Multi-Receiver Precise Baseline Determination: Coupled Baseline an Attitude Estimation with a Low-Cost Off-The-Shelf GNSS Receiver

Satellite-based formation flying Earth observations are crucial for environmental monitoring and sustainable use of our Earth’s resources. One example is the German mission TanDEM-X, for which the twin satellites TerraSAR-X and TanDEM-X are working in unison to derive highly precise digital elevation models. To interpret the measurement data of such satellites correctly, the post-processing algorithms depend on precise millimeter-level knowledge of their relative position, known as their baseline. One technique for deriving estimates of the required precision is Precise Baseline Determination (PBD) based on measurements from Global Navigation Satellite Systems (GNSS). While the latest advancements in PBD are suitable for meeting the current precision requirements of non-agile missions, future Synthetic Aperture Radar (SAR) projects will require the same precision for agile mission profiles.

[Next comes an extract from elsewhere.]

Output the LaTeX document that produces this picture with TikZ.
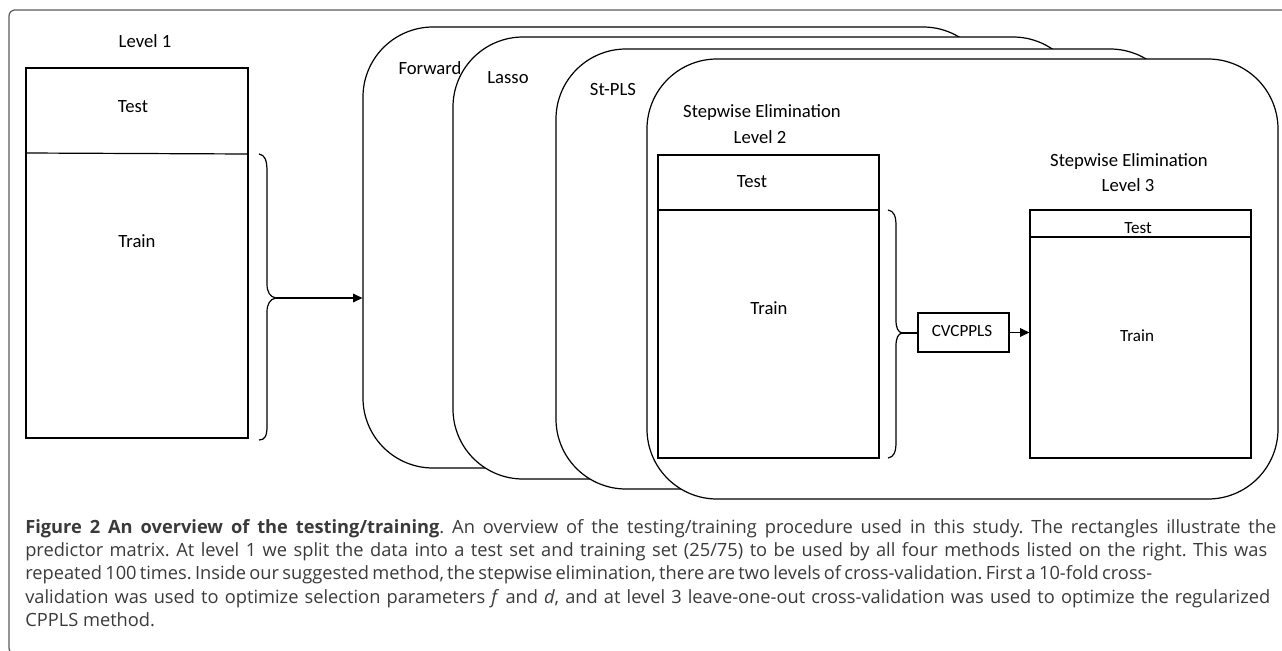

Additionally, the PBD for agile missions depends on precise knowledge of the satellite’s attitude. Usually, the PBD and the attitude estimation are performed independently from each other. Whereas PBD utilizes GNSS observations with one receiver per spacecraft, the attitude is estimated via star trackers and inertial measurement units. This paper presents a novel approach of simultaneous GNSS-based baseline and attitude estimation, named Multi Receiver Precise Baseline Determination (MR-PBD). Two benefits are expected. Firstly, the achieved precision of the inter-spacecraft baseline estimate will improve, since multiple receivers are used per spacecraft. Secondly, the estimation delivers an additional attitude product, which can be used to improve the existing star-tracker-based attitude estimation. To validate the approach, the observations of a low-cost and low-power GNSS receiver (u-blox ZED-F9P) are utilized and plugged into a Spirent signal generator. By applying MR-PBD a baseline estimate was achieved that is 15% to 40% more precise than the single receiver PBD by utilizing 3 to 12 receivers per spacecraft.